Étoile de Noël et doigts de fée
Une étoile en dentelle m'est arrivée un jour d'Allemagne. La dentelle s'y nomme Spitze, ce qui signifie "pointe" ou "pointue". Et j'ai réalisé que le mot français "dentelle" signifiait "petite dent" ! Quelle idée originale d'avoir réalisé les pointes de l'étoile en dentelle.
Avant la mécanisation du XIXème siècle, les femmes aux doigts de fée, dentelières au logis, crochetaient le fil pour réaliser de petites merveilles. En certaines régions, elles réalisaient leurs arabesques élégantes sur un carreau où des épingles dessinaient des motifs et le fil ininterrompu des fuseaux s'y croisait et entrecroisait pour les plus beaux ornements des autels et des grands de ce monde.
Voici l'étoile de Noël qui oriente désormais la route des Mages. Ils ont encore une douzaine de jours à regarder l'étoile pour aller là où elle veut les conduire. Le sculpteur Gislebert a allégé la pierre de son ciseau pour donner 8 branches à l'étoile. Bien plus légère, bien plus fine est la dentelle venue d'une ville dentellière de Saxe, Plenau, proche de la frontière tchèque.
Les dentelles aux fuseaux sont nées en Italie puis en Flandre pour se répandre dans toute l'Europe. Dentelles du Puy, de Calais, de Venise, du Brabant, d'Alençon, de Valenciennes, de Tulle, de Chantilly...
Quand le tsar Pierre le Grand (1672-1725), grand voyageur, a visité les Pays-Bas, l'Angleterre, la France, il s'est émerveillé des dentelles portées par les rois et les grands seigneurs. Ainsi a été créé à Novgorod un atelier dirigé par des dentelières du Brabant. Bientôt a été créé de même un atelier au Kremlin
Voici un exemple de dentelle russe...
J'ose ajouter un boléro de même style, non terminé, qui dort dans mes trésors sans que je sache quand il a été réalisé, ni par qui, ni pour qui. La beauté de l'exécution le rend digne des plus belles demoiselles...
Nous voici donc encore à évoquer la Russie dont le cher Bernard a tant aimé la langue, et sa musique, et la littérature.
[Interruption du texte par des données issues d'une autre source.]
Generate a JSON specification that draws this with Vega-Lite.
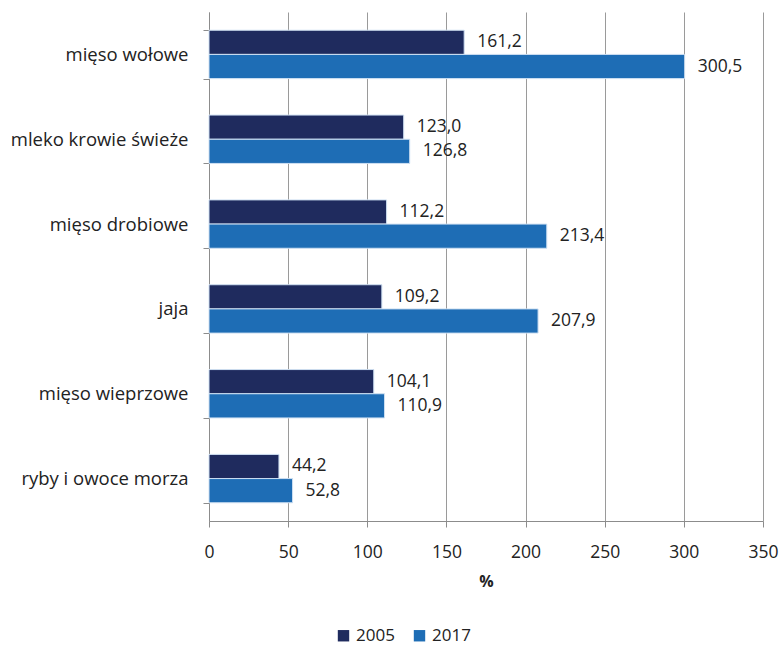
{
  "$schema": "https://vega.github.io/schema/vega-lite/v6.json",
  "width": 554,
  "height": 509,
  "autosize": "none",
  "padding": {"left": 209, "top": 12, "right": 19, "bottom": 126},
  "config": {
    "locale": {"number": {"decimal": ",", "thousands": "\u00a0", "grouping": [3], "currency": ["", ""]}},
    "view": {"stroke": null},
    "font": "Open Sans"
  },
  "data": {
    "values": [
      {"cat": "mięso wołowe", "year": "2005", "value": 161.2},
      {"cat": "mięso wołowe", "year": "2017", "value": 300.5},
      {"cat": "mleko krowie świeże", "year": "2005", "value": 123.0},
      {"cat": "mleko krowie świeże", "year": "2017", "value": 126.8},
      {"cat": "mięso drobiowe", "year": "2005", "value": 112.2},
      {"cat": "mięso drobiowe", "year": "2017", "value": 213.4},
      {"cat": "jaja", "year": "2005", "value": 109.2},
      {"cat": "jaja", "year": "2017", "value": 207.9},
      {"cat": "mięso wieprzowe", "year": "2005", "value": 104.1},
      {"cat": "mięso wieprzowe", "year": "2017", "value": 110.9},
      {"cat": "ryby i owoce morza", "year": "2005", "value": 44.2},
      {"cat": "ryby i owoce morza", "year": "2017", "value": 52.8}
    ]
  },
  "encoding": {
    "y": {
      "field": "cat",
      "type": "nominal",
      "sort": ["mięso wołowe", "mleko krowie świeże", "mięso drobiowe", "jaja", "mięso wieprzowe", "ryby i owoce morza"],
      "scale": {"paddingInner": 0.43, "paddingOuter": 0.215},
      "axis": {
        "title": null,
        "tickBand": "extent",
        "labelFontSize": 18.5,
        "labelColor": "#222222",
        "labelPadding": 15,
        "domainColor": "#8c8c8c",
        "tickColor": "#8c8c8c",
        "tickSize": 6,
        "labelLimit": 300
      }
    },
    "yOffset": {"field": "year", "type": "nominal", "sort": ["2005", "2017"]},
    "x": {
      "field": "value",
      "type": "quantitative",
      "scale": {"domain": [0, 350], "nice": false},
      "axis": {
        "values": [0, 50, 100, 150, 200, 250, 300, 350],
        "title": "%",
        "titleFontSize": 16,
        "titleFontWeight": "bold",
        "titleColor": "#222222",
        "titlePadding": 13,
        "labelFontSize": 17.5,
        "labelColor": "#222222",
        "labelPadding": 16,
        "domainColor": "#8c8c8c",
        "tickColor": "#8c8c8c",
        "tickSize": 6,
        "gridColor": "#9a9a9a",
        "grid": true,
        "labelFlush": false
      }
    }
  },
  "layer": [
    {
      "mark": {"type": "bar", "stroke": "#cfe0f2", "strokeWidth": 1},
      "encoding": {
        "color": {
          "field": "year",
          "type": "nominal",
          "scale": {"domain": ["2005", "2017"], "range": ["#1f2b5e", "#1e6db5"]},
          "legend": {
            "title": null,
            "orient": "none",
            "direction": "horizontal",
            "legendX": 126,
            "legendY": 615,
            "symbolType": "square",
            "symbolSize": 130,
            "symbolStrokeWidth": 0,
            "labelFontSize": 17,
            "labelColor": "#222222",
            "columnPadding": 16,
            "labelOffset": 4
          }
        }
      }
    },
    {
      "mark": {"type": "text", "align": "left", "baseline": "middle", "dx": 13, "fontSize": 17.5, "color": "#222222"},
      "encoding": {
        "text": {"field": "value", "type": "quantitative", "format": ".1f"}
      }
    }
  ]
}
Le dernier récital de ARION a été consacré en sa mémoire aux chants populaires russes. Le dernier, un poème de Pouchkine, Ya vas lioubil, (Je vous aimais,) avait quelque chose de la beauté, de la finesse et de la fragilité de ces dentelles.
Je vous aimais, et mon amour peut-être dans mon âme n'est pas encore entièrement éteint...
Je vous aimais en silence, sans espoir, tantôt timide, tantôt en grande jalousie...
Et puisque nous ne quittons pas les routes scintillantes de la Russie, j'emprunterai l'exorde du Père Michel-Marie Zanotti Sorkine paru sur internet
Seule la poésie des choses soulève notre vie - la vraie poésie, celle qui, touchant le cœur, le fait pleurer de joie, d'émotion, de ravissement. Nous avons besoin de beauté pour vivre, et Dieu le sait. Vous connaissez le mot paradoxal de Dostoïevski... "L'humanité peut vivre sans la science, elle peut même vivre sans pain, mais sans la beauté elle ne pourra plus vivre, car il n'y aurait plus rien à faire au monde. Tout le secret est là."